In his presentation at the Google Chrome Dev Summit in Mountain View CA, Eric Bidelman talked about the Polymer project to bring declarative, encapsulated, and reusable components to the Web. Here are my notes from his talk:

  • In an HTML select menu you can do a lot of things declaratively. This component not only has a number of capabilities but some limitations as well.
  • To create custom elements, we tend to layer on scripts and mark-up that makes things hard to maintain.
  • How can we make markup meaningful again?

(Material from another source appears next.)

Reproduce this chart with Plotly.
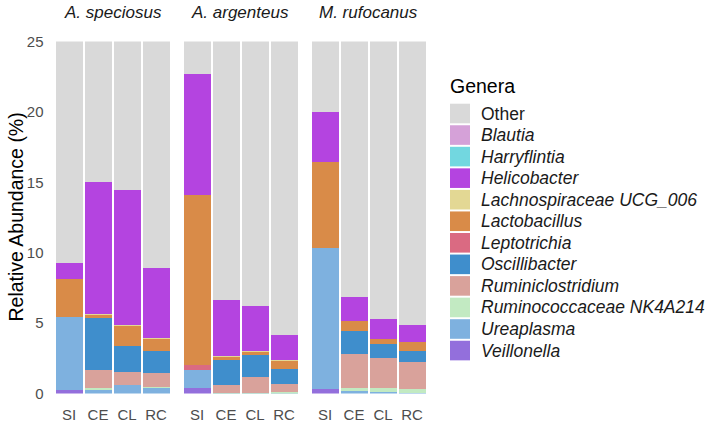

Can we use declarative nature of the Web to make the DOM as a first class citizen on the Web again?
  • Polymer is based on four standards: templates, HTMl imports, custom elements, and the shadow DOM.
  • Polymer is a set of polyfills that add support for shadow DOM, custom elements, HTML imports, pointer events, etc.
  • There is a sugaring layer that provides ways (convenience APIs) to use all the Web component concepts together.
  • The philosophy of Polymer is: Everything is a component; eliminate boilerplates, and support modern browsers.
  • Everything can be set up as an element with declared attributes and values including Ajax, Flexbox, and more.
  • Non-visual utility elements don't put anything on the page. They provide services, data, and behaviors. This is conceptually a bit odd but int he big picture it makes sense.
  • There are also elements that render components and put things on the page like menus, cards, buttons, etc.
  • If you are building a polymer element, you get Pointer events by default that integrate input types into one.
  • To make a UI element, create a definition, declare it, create DOM, or the new operator in Javascript.
  • Complex elements often need properties and methods. These can be added to prototypes.
  • You can data-bind inside components using media queries to add and remove markup.